● Written problem
Give back the full listing verbatim, apart from its images.

(Items listed in a dataset)

####################

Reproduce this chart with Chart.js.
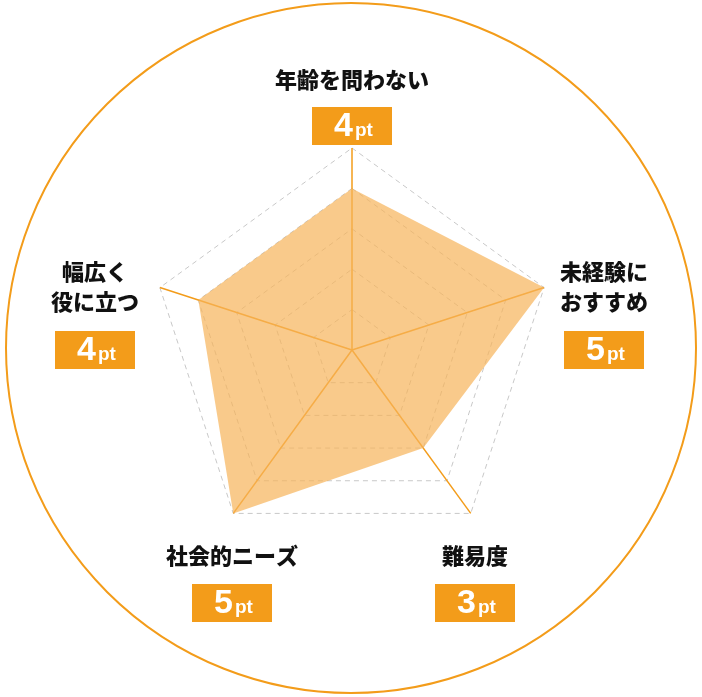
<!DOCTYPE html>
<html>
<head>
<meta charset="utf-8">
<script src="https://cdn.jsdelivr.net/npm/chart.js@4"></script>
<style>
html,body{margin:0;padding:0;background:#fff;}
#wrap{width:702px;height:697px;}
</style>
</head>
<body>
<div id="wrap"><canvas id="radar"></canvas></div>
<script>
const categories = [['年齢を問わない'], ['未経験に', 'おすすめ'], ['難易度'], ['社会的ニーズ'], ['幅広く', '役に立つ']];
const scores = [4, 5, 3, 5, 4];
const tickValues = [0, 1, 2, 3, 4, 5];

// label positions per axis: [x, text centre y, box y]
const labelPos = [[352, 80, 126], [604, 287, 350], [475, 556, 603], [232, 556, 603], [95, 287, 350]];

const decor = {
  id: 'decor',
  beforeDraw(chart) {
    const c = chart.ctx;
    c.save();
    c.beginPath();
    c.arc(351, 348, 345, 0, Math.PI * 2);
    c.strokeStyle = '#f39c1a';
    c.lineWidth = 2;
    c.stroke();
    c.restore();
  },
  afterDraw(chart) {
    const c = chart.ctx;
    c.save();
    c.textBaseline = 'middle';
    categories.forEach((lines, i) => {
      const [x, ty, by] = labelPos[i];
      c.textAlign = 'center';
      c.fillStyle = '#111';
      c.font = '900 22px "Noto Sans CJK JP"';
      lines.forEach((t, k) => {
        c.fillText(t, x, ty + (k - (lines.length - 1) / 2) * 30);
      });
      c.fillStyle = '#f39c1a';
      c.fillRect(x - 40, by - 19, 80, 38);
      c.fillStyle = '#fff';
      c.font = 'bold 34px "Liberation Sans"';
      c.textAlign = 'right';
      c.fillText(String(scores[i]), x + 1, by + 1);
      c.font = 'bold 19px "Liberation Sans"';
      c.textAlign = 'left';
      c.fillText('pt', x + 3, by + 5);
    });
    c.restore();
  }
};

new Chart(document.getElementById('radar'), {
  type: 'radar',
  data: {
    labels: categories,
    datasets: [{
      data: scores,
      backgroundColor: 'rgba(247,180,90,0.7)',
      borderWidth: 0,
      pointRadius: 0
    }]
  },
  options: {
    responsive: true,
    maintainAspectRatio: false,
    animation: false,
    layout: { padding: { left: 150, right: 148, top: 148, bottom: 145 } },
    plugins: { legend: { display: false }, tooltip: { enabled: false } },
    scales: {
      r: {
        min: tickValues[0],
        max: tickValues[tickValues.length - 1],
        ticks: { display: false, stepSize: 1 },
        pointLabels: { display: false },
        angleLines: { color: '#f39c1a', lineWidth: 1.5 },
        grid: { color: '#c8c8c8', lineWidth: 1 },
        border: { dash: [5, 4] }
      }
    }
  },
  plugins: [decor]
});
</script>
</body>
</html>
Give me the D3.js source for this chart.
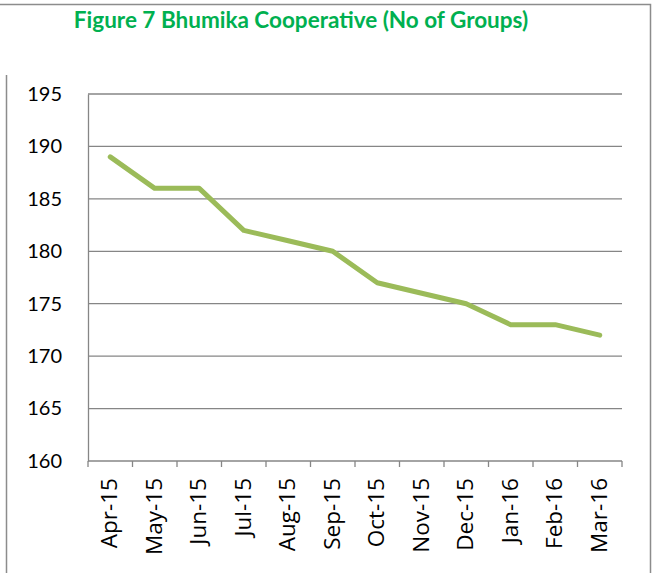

####################

● The solution
Reproduce this chart with Chart.js.
<!DOCTYPE html>
<html>
<head>
<meta charset="utf-8">
<script src="https://cdn.jsdelivr.net/npm/chart.js@4"></script>
<style>
html,body{margin:0;padding:0;background:#fff;}
#wrap{width:702px;height:697px;}
</style>
</head>
<body>
<div id="wrap"><canvas id="radar"></canvas></div>
<script>
const categories = [['年齢を問わない'], ['未経験に', 'おすすめ'], ['難易度'], ['社会的ニーズ'], ['幅広く', '役に立つ']];
const scores = [4, 5, 3, 5, 4];
const tickValues = [0, 1, 2, 3, 4, 5];

// label positions per axis: [x, text centre y, box y]
const labelPos = [[352, 80, 126], [604, 287, 350], [475, 556, 603], [232, 556, 603], [95, 287, 350]];

const decor = {
  id: 'decor',
  beforeDraw(chart) {
    const c = chart.ctx;
    c.save();
    c.beginPath();
    c.arc(351, 348, 345, 0, Math.PI * 2);
    c.strokeStyle = '#f39c1a';
    c.lineWidth = 2;
    c.stroke();
    c.restore();
  },
  afterDraw(chart) {
    const c = chart.ctx;
    c.save();
    c.textBaseline = 'middle';
    categories.forEach((lines, i) => {
      const [x, ty, by] = labelPos[i];
      c.textAlign = 'center';
      c.fillStyle = '#111';
      c.font = '900 22px "Noto Sans CJK JP"';
      lines.forEach((t, k) => {
        c.fillText(t, x, ty + (k - (lines.length - 1) / 2) * 30);
      });
      c.fillStyle = '#f39c1a';
      c.fillRect(x - 40, by - 19, 80, 38);
      c.fillStyle = '#fff';
      c.font = 'bold 34px "Liberation Sans"';
      c.textAlign = 'right';
      c.fillText(String(scores[i]), x + 1, by + 1);
      c.font = 'bold 19px "Liberation Sans"';
      c.textAlign = 'left';
      c.fillText('pt', x + 3, by + 5);
    });
    c.restore();
  }
};

new Chart(document.getElementById('radar'), {
  type: 'radar',
  data: {
    labels: categories,
    datasets: [{
      data: scores,
      backgroundColor: 'rgba(247,180,90,0.7)',
      borderWidth: 0,
      pointRadius: 0
    }]
  },
  options: {
    responsive: true,
    maintainAspectRatio: false,
    animation: false,
    layout: { padding: { left: 150, right: 148, top: 148, bottom: 145 } },
    plugins: { legend: { display: false }, tooltip: { enabled: false } },
    scales: {
      r: {
        min: tickValues[0],
        max: tickValues[tickValues.length - 1],
        ticks: { display: false, stepSize: 1 },
        pointLabels: { display: false },
        angleLines: { color: '#f39c1a', lineWidth: 1.5 },
        grid: { color: '#c8c8c8', lineWidth: 1 },
        border: { dash: [5, 4] }
      }
    }
  },
  plugins: [decor]
});
</script>
</body>
</html>
Give me the D3.js source for this chart.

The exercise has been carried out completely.